# Start of Material for the task

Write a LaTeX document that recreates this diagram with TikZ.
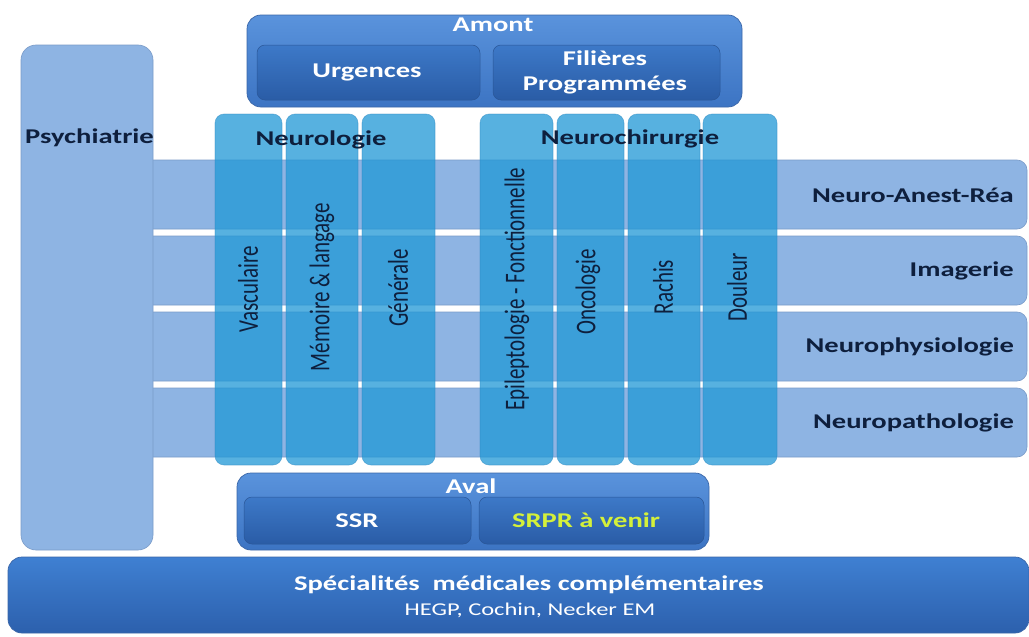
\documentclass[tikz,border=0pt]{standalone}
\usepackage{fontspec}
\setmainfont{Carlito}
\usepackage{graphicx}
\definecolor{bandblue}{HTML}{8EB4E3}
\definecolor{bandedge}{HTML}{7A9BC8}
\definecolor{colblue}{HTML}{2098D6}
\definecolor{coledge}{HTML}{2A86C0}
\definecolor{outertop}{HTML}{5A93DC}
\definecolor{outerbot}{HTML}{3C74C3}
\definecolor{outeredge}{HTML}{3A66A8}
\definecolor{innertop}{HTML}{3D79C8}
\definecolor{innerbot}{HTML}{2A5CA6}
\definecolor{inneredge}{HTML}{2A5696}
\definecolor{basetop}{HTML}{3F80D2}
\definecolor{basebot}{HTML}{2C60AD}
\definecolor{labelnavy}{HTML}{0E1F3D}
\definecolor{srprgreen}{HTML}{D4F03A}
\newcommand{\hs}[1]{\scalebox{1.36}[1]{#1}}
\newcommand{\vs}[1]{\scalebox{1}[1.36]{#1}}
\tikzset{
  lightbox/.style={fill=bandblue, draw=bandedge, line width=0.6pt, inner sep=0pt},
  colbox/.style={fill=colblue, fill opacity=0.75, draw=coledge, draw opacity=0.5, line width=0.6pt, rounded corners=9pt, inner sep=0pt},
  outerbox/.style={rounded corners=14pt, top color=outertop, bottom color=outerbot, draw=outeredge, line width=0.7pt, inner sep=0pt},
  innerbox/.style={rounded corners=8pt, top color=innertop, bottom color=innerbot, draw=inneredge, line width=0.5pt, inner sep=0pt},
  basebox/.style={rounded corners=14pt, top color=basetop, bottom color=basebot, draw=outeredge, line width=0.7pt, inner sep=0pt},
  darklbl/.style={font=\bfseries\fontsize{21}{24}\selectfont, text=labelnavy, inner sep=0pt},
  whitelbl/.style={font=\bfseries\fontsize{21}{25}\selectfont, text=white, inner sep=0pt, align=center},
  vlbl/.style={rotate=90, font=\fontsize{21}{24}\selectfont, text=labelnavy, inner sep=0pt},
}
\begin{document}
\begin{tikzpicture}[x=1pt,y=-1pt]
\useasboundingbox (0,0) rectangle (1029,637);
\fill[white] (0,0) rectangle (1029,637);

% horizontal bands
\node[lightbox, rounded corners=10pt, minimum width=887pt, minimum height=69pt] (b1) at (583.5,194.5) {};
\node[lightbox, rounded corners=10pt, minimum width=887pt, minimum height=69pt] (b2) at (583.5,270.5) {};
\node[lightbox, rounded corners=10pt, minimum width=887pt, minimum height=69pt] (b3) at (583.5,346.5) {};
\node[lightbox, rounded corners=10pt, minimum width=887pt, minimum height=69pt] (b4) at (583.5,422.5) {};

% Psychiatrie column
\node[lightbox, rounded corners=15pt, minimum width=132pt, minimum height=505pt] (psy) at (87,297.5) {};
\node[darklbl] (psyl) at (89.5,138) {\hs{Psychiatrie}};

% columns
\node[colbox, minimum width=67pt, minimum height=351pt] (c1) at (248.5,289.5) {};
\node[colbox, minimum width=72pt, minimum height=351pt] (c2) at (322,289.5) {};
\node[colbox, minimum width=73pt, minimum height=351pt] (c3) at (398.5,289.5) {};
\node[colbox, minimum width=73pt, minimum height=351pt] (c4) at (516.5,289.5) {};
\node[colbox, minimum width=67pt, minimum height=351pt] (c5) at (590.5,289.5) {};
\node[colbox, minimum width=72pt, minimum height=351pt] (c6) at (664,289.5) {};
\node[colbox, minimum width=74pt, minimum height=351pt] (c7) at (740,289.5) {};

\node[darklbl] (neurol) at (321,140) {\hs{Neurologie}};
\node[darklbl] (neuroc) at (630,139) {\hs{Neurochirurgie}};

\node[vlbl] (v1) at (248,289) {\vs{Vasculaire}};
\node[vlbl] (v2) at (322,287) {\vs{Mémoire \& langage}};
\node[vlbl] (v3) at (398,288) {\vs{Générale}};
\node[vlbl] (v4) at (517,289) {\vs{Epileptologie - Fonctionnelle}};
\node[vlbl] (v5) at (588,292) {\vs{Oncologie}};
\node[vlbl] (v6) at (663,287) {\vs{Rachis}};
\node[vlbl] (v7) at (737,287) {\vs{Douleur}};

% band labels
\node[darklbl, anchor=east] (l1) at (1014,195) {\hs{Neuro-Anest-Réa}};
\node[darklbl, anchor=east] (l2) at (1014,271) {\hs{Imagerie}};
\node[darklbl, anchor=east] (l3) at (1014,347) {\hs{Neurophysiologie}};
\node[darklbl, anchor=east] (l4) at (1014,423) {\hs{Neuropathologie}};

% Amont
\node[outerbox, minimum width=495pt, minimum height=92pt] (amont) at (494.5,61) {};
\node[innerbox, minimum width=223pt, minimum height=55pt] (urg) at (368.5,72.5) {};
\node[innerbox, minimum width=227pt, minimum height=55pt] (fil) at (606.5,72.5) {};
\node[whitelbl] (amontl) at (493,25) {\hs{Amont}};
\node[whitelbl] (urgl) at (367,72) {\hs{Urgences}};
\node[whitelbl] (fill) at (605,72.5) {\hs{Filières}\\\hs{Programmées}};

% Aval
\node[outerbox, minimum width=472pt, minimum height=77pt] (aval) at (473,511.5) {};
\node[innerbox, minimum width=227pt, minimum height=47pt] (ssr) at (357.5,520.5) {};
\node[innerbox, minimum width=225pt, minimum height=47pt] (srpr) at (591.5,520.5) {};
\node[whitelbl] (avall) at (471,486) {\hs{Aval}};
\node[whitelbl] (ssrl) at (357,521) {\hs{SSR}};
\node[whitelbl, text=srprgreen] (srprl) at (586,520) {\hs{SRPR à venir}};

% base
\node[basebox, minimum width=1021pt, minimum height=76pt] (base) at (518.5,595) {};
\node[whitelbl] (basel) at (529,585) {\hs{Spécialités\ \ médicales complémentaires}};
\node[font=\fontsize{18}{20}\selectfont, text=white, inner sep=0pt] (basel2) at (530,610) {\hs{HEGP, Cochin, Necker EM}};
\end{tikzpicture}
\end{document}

# End of Material for the task
# Start of Material for the task

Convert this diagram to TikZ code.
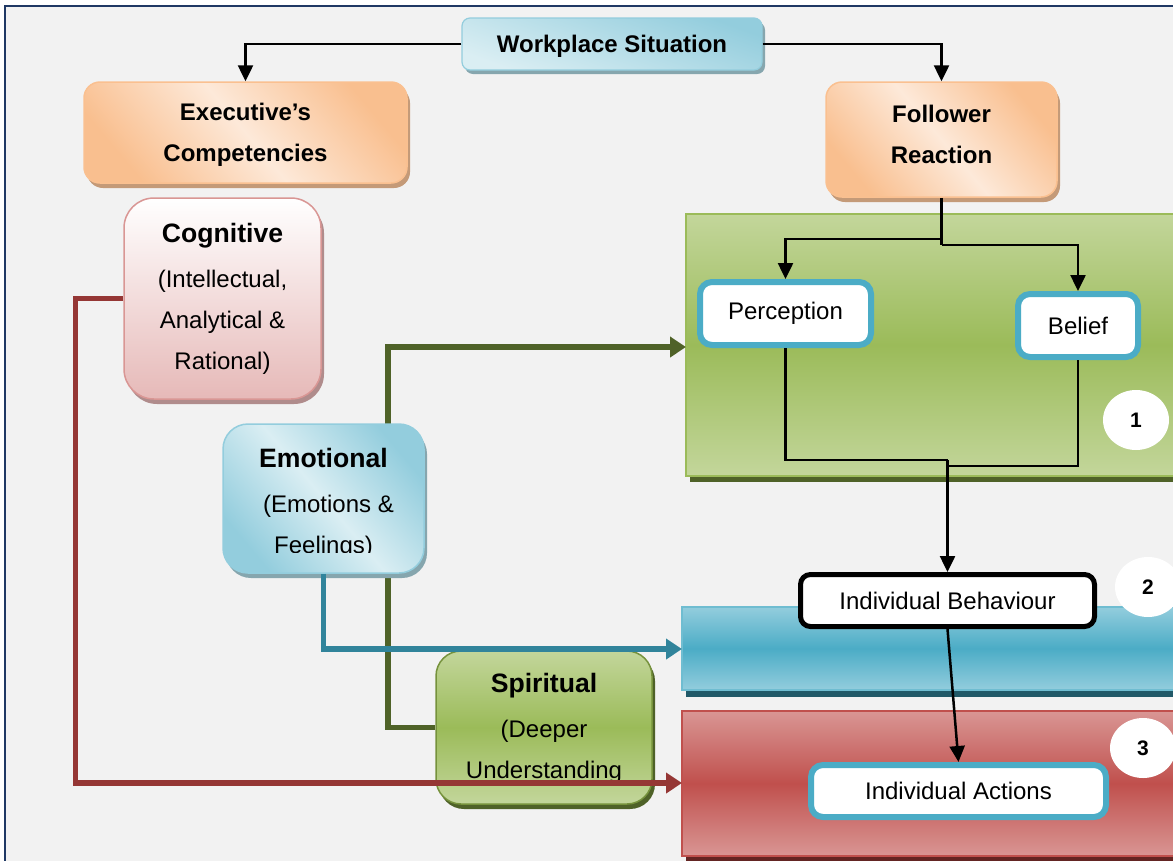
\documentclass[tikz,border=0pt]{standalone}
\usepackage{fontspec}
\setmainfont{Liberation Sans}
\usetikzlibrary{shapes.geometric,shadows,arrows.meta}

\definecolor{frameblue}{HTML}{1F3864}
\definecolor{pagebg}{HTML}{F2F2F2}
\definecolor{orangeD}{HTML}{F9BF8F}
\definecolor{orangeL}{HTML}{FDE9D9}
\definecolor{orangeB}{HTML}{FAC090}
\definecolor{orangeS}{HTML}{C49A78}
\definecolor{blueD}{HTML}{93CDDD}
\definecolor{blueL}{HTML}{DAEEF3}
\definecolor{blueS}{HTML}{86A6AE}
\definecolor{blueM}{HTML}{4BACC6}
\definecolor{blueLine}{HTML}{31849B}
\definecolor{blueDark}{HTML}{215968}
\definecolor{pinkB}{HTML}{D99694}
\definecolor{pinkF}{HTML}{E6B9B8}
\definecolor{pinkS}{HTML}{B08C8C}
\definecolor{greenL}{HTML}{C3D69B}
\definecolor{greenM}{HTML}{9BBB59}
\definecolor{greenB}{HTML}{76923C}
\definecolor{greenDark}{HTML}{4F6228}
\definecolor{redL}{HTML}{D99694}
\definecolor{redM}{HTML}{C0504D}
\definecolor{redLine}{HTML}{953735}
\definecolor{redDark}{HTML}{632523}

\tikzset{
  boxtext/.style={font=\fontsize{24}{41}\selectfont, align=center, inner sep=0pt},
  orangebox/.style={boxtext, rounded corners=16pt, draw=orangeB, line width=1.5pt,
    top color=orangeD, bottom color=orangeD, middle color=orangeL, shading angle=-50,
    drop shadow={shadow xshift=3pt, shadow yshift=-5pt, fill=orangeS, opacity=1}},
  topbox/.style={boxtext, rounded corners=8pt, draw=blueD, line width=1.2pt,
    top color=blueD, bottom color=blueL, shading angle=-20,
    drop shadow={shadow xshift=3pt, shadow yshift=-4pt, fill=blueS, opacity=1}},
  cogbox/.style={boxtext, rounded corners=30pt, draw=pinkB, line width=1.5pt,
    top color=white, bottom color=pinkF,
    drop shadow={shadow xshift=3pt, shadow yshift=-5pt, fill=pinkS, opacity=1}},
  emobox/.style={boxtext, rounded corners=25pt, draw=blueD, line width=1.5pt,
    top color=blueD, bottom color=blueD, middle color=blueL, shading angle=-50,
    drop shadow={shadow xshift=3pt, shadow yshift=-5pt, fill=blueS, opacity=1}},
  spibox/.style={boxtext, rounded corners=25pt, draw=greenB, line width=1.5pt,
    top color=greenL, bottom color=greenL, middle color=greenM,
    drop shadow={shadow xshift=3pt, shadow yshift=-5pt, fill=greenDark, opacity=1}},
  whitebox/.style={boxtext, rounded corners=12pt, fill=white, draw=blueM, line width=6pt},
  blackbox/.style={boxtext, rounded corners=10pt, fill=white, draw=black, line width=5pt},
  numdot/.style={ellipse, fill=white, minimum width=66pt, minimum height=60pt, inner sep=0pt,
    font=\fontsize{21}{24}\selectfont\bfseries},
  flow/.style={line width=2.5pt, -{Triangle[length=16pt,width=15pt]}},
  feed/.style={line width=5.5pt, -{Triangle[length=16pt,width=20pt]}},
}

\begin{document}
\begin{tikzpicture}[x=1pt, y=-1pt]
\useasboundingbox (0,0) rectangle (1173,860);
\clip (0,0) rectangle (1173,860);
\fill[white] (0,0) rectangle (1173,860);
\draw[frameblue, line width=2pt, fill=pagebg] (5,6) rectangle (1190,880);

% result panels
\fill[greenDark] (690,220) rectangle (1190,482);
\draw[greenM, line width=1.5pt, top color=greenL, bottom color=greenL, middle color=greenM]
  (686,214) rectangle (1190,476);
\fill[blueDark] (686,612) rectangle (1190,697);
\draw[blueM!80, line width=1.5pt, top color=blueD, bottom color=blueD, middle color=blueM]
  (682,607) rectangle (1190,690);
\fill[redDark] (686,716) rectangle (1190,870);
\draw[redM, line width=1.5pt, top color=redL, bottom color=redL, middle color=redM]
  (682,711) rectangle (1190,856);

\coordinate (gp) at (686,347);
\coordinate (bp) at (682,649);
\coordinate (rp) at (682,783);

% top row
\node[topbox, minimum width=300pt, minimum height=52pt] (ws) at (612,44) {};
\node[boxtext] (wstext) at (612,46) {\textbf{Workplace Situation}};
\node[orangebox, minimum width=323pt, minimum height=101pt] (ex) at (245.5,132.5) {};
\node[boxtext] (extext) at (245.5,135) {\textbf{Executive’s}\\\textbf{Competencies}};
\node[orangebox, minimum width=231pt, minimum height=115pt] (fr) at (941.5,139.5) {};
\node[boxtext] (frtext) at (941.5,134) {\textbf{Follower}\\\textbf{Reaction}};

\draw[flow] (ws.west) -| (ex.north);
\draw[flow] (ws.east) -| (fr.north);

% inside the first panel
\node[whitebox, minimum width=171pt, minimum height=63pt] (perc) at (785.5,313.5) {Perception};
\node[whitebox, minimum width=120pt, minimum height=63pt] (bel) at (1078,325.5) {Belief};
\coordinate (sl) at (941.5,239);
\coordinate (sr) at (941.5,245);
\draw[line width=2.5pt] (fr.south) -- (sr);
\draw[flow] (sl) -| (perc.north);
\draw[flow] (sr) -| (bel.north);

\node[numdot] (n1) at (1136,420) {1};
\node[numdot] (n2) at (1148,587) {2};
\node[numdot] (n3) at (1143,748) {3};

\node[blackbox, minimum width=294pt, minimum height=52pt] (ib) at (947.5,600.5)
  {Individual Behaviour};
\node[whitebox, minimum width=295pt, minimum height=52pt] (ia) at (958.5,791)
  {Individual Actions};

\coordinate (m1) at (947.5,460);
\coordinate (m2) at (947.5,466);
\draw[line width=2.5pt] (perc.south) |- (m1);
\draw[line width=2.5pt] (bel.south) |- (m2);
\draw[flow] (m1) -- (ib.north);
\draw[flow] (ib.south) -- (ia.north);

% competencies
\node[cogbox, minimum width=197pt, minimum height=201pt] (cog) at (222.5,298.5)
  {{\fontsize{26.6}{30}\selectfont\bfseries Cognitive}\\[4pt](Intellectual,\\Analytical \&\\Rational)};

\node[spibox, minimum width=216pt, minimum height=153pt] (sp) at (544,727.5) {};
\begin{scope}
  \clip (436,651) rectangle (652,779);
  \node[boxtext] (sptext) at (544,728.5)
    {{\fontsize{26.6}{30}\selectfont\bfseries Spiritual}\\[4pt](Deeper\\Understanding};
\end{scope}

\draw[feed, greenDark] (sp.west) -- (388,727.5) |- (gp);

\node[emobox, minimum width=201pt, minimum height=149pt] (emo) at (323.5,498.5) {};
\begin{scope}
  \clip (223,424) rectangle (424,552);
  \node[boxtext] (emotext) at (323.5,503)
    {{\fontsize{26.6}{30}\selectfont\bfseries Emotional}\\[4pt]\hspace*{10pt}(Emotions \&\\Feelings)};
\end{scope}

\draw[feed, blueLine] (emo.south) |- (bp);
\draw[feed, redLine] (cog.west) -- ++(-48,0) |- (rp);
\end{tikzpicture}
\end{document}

# End of Material for the task

### Task statement
Copy every line from the records above that contains the word "diagram".

### Solved problem
Write a LaTeX document that recreates this diagram with TikZ.
Convert this diagram to TikZ code.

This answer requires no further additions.